Here is an image showing how "race realists" and "anti-race realists" view human biological variation:
The first shows a genetic continua, with relatively abrupt, or sharp breaks between local populations. The second agrees with the first, but adds sharp breaks between each continent (groups of populations as races) and imposes a hierarchical clustering, e.g. each local population falling into a much larger regional grouping (race).
I would consider myself to be a race realist and yet my races can be cut from a continuum. Steve Sailer and Michael Levin, two other self-described realists, allow for the same. Obviously different meanings of "realism" are afloat. For clarity, we can simply call your type "Krom-race realism". I have already noted my problems with this:
1) Historically intraspecific races were not thought this way. Discontinuities evidenced species, continuities races.
2) Presently, many self-proclaimed "race realists" do not have a problem with continuities.
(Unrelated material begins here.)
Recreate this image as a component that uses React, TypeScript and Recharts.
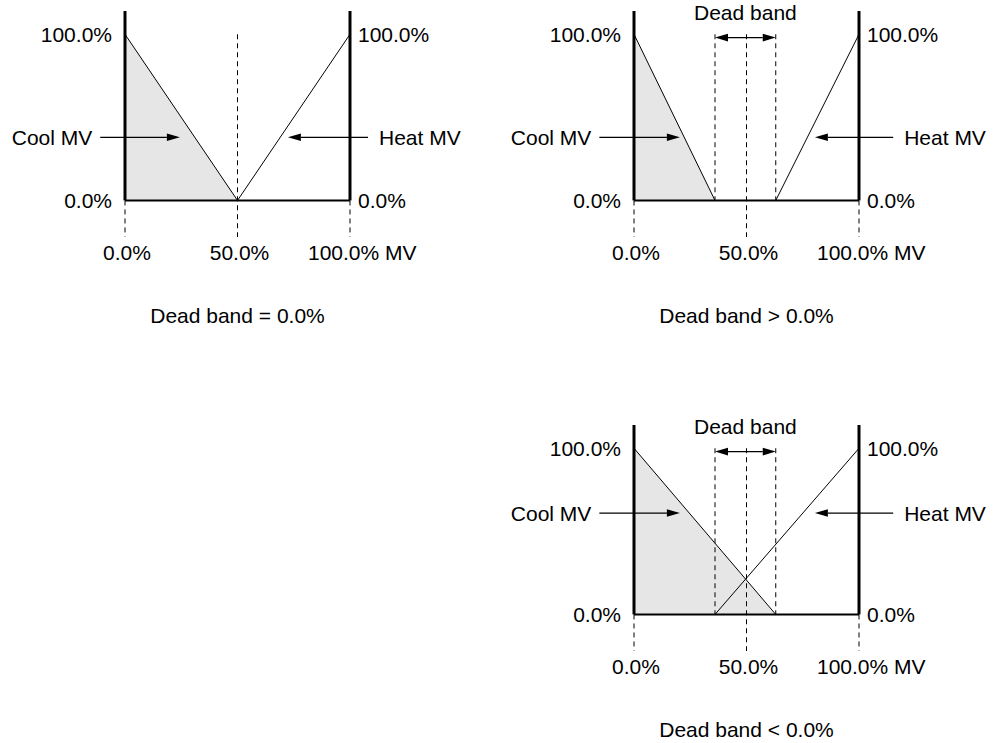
import { ComposedChart, Area, Line, XAxis, YAxis, ReferenceLine } from "recharts";

const FONT = '"Liberation Sans", Arial, Helvetica, sans-serif';
const INK = "#000";
const SHADE = "#e6e6e6";

// axes
const mvTicks = [0, 50, 100];
const mvTickLabels = ["0.0%", "50.0%", "100.0% MV"];
const outTicks = [0, 100];
const outDomain = [-22, 114];

// MV lines per case (mv = MV %, pct = output %)
const coolZero = [{ mv: 0, pct: 100 }, { mv: 50, pct: 0 }];
const heatZero = [{ mv: 50, pct: 0 }, { mv: 100, pct: 100 }];
const coolPos = [{ mv: 0, pct: 100 }, { mv: 36, pct: 0 }];
const heatPos = [{ mv: 63, pct: 0 }, { mv: 100, pct: 100 }];
const coolNeg = [{ mv: 0, pct: 100 }, { mv: 63, pct: 0 }];
const heatNeg = [{ mv: 36, pct: 0 }, { mv: 100, pct: 100 }];

const bandEdges = [36, 63];

// arrow shafts: [from, to] in MV %, and height in %
const coolArrowZero = [-11, 24.4];
const heatArrowZero = [108, 72.4];
const coolArrowBand = [-15.4, 20.4];
const heatArrowBand = [115.2, 80.4];
const arrowHeights = [38, 38, 61];
const bandArrowHeight = 98;

const titles = ["Dead band = 0.0%", "Dead band > 0.0%", "Dead band < 0.0%"];

const HEAD_LEN = 13;
const HEAD_W = 3.8;

function headPoints(tx: number, ty: number, ux: number, uy: number) {
  const bx = tx - ux * HEAD_LEN;
  const by = ty - uy * HEAD_LEN;
  return `${tx},${ty} ${bx - uy * HEAD_W},${by + ux * HEAD_W} ${bx + uy * HEAD_W},${by - ux * HEAD_W}`;
}

function arrowShape(both: boolean) {
  return (p: any) => {
    const x1 = Number(p.x1), y1 = Number(p.y1), x2 = Number(p.x2), y2 = Number(p.y2);
    const len = Math.hypot(x2 - x1, y2 - y1) || 1;
    const ux = (x2 - x1) / len;
    const uy = (y2 - y1) / len;
    const sx = both ? x1 + ux * HEAD_LEN : x1;
    const sy = both ? y1 + uy * HEAD_LEN : y1;
    return (
      <g>
        <line x1={sx} y1={sy} x2={x2 - ux * HEAD_LEN} y2={y2 - uy * HEAD_LEN} stroke={INK} strokeWidth={1.2} />
        <polygon points={headPoints(x2, y2, ux, uy)} fill={INK} />
        {both && <polygon points={headPoints(x1, y1, -ux, -uy)} fill={INK} />}
      </g>
    );
  };
}

const MvTick = (props: any) => {
  const { x, y, payload } = props;
  const i = mvTicks.indexOf(payload.value);
  const last = i === mvTicks.length - 1;
  return (
    <text
      x={last ? x - 42 : x + 2}
      y={y}
      dy="0.71em"
      textAnchor={last ? "start" : "middle"}
      fill={INK}
      fontSize={21}
    >
      {mvTickLabels[i]}
    </text>
  );
};

const fmtPct = (v: number) => `${v.toFixed(1)}%`;

interface PanelProps {
  cool: { mv: number; pct: number }[];
  heat: { mv: number; pct: number }[];
  coolArrow: number[];
  heatArrow: number[];
  arrowY: number;
  band: boolean;
  title: string;
  left: number;
  top: number;
}

function Panel({ cool, heat, coolArrow, heatArrow, arrowY, band, title, left, top }: PanelProps) {
  const dashed = { stroke: INK, strokeWidth: 1, strokeDasharray: "5 4", yAxisId: "l" };
  return (
    <div style={{ position: "absolute", left, top }}>
      <ComposedChart width={490} height={340} margin={{ top: 11, right: 0, bottom: 3, left: 0 }}>
        <XAxis
          type="number"
          dataKey="mv"
          domain={[0, 100]}
          ticks={mvTicks}
          axisLine={false}
          tickLine={false}
          tick={<MvTick />}
          height={100}
          interval={0}
          label={{ value: title, position: "insideBottom", offset: 14, fill: INK, fontSize: 21 }}
        />
        <YAxis
          yAxisId="l"
          type="number"
          domain={outDomain}
          ticks={outTicks}
          tickFormatter={fmtPct}
          axisLine={false}
          tickLine={false}
          tickMargin={7}
          width={125}
          interval={0}
          tick={{ fill: INK, fontSize: 21 }}
        />
        <YAxis
          yAxisId="r"
          orientation="right"
          type="number"
          domain={outDomain}
          ticks={outTicks}
          tickFormatter={fmtPct}
          axisLine={false}
          tickLine={false}
          width={140}
          interval={0}
          tick={{ fill: INK, fontSize: 21 }}
        />
        <Area
          yAxisId="l"
          data={cool}
          dataKey="pct"
          type="linear"
          baseValue={0}
          fill={SHADE}
          fillOpacity={1}
          stroke={INK}
          strokeWidth={1}
          dot={false}
          activeDot={false}
          isAnimationActive={false}
        />
        <Line
          yAxisId="r"
          data={heat}
          dataKey="pct"
          type="linear"
          stroke={INK}
          strokeWidth={1}
          dot={false}
          activeDot={false}
          isAnimationActive={false}
        />
        {/* dashed guides */}
        <ReferenceLine {...dashed} segment={[{ x: 50, y: 100 }, { x: 50, y: outDomain[0] }]} />
        <ReferenceLine {...dashed} segment={[{ x: 0, y: 0 }, { x: 0, y: outDomain[0] }]} />
        <ReferenceLine {...dashed} segment={[{ x: 100, y: 0 }, { x: 100, y: outDomain[0] }]} />
        {band &&
          bandEdges.map((e) => (
            <ReferenceLine key={e} {...dashed} segment={[{ x: e, y: 100 }, { x: e, y: 0 }]} />
          ))}
        {/* frame */}
        <ReferenceLine yAxisId="l" stroke={INK} strokeWidth={2} segment={[{ x: 0, y: 0 }, { x: 100, y: 0 }]} />
        <ReferenceLine yAxisId="l" stroke={INK} strokeWidth={3} segment={[{ x: 0, y: 0 }, { x: 0, y: outDomain[1] }]} />
        <ReferenceLine yAxisId="l" stroke={INK} strokeWidth={3} segment={[{ x: 100, y: 0 }, { x: 100, y: outDomain[1] }]} />
        {/* arrows */}
        <ReferenceLine
          yAxisId="l"
          ifOverflow="visible"
          segment={[{ x: coolArrow[0], y: arrowY }, { x: coolArrow[1], y: arrowY }]}
          shape={arrowShape(false)}
          label={{ value: "Cool MV", position: "left", offset: 8, fill: INK, fontSize: 21 }}
        />
        <ReferenceLine
          yAxisId="l"
          ifOverflow="visible"
          segment={[{ x: heatArrow[0], y: arrowY }, { x: heatArrow[1], y: arrowY }]}
          shape={arrowShape(false)}
          label={{ value: "Heat MV", position: "right", offset: 11, fill: INK, fontSize: 21 }}
        />
        {band && (
          <ReferenceLine
            yAxisId="l"
            ifOverflow="visible"
            segment={[{ x: bandEdges[0], y: bandArrowHeight }, { x: bandEdges[1], y: bandArrowHeight }]}
            shape={arrowShape(true)}
            label={{ value: "Dead band", position: "top", offset: 18, fill: INK, fontSize: 21 }}
          />
        )}
      </ComposedChart>
    </div>
  );
}

export default function App() {
  return (
    <div
      style={{
        position: "absolute",
        left: 0,
        top: 0,
        width: 999,
        height: 743,
        background: "#fff",
        fontFamily: FONT,
        fontSize: 21,
        overflow: "hidden",
      }}
    >
      <Panel
        cool={coolZero}
        heat={heatZero}
        coolArrow={coolArrowZero}
        heatArrow={heatArrowZero}
        arrowY={arrowHeights[0]}
        band={false}
        title={titles[0]}
        left={0}
        top={0}
      />
      <Panel
        cool={coolPos}
        heat={heatPos}
        coolArrow={coolArrowBand}
        heatArrow={heatArrowBand}
        arrowY={arrowHeights[1]}
        band={true}
        title={titles[1]}
        left={509}
        top={0}
      />
      <Panel
        cool={coolNeg}
        heat={heatNeg}
        coolArrow={coolArrowBand}
        heatArrow={heatArrowBand}
        arrowY={arrowHeights[2]}
        band={true}
        title={titles[2]}
        left={509}
        top={414}
      />
    </div>
  );
}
3) Presently, taxa subspecies can be cut from continua.
You add another:
I don't really like the term "race realism" because it implies an ontological position. Instead the race dispute in biology is whether race as a concept is an accurate or productive (useful) way to describe/capture human biological variation, not whether race "exists" or is "real".
I actually employ "realism" in an ontological sense. You do not. What I mean is that "the concept references something in nature". What you mean is that "that which is referenced, at least when it comes to humans, is worth my attention".
Maybe you should call "Krom-race realism" something else. Do you at least apply the formulation consistently? If climatic zones run seamlessly into one another are they not real. Are clines (i.e., character gradients) by definition also not real? Or do races alone need to show "abrupt, or sharp" breaks to be "real"? Why?
This is philosophy not science. The debate about race and 'natural kinds' has no relevance to biology.
I don't care for the "nature kind" nonsense either. It adds no clarity to the discussion. The concept of "natural division", however, does -- since the distinction between natural and artificial division is pretty clear and well understood in biology.
Can you show anything exists?
Yes, if you define "exists" in a way that allows you to show this. I do this in my section I. By this ontology, for example, dinosaurs don't exist because while the concept is biologically coherent no referent is currently to be found.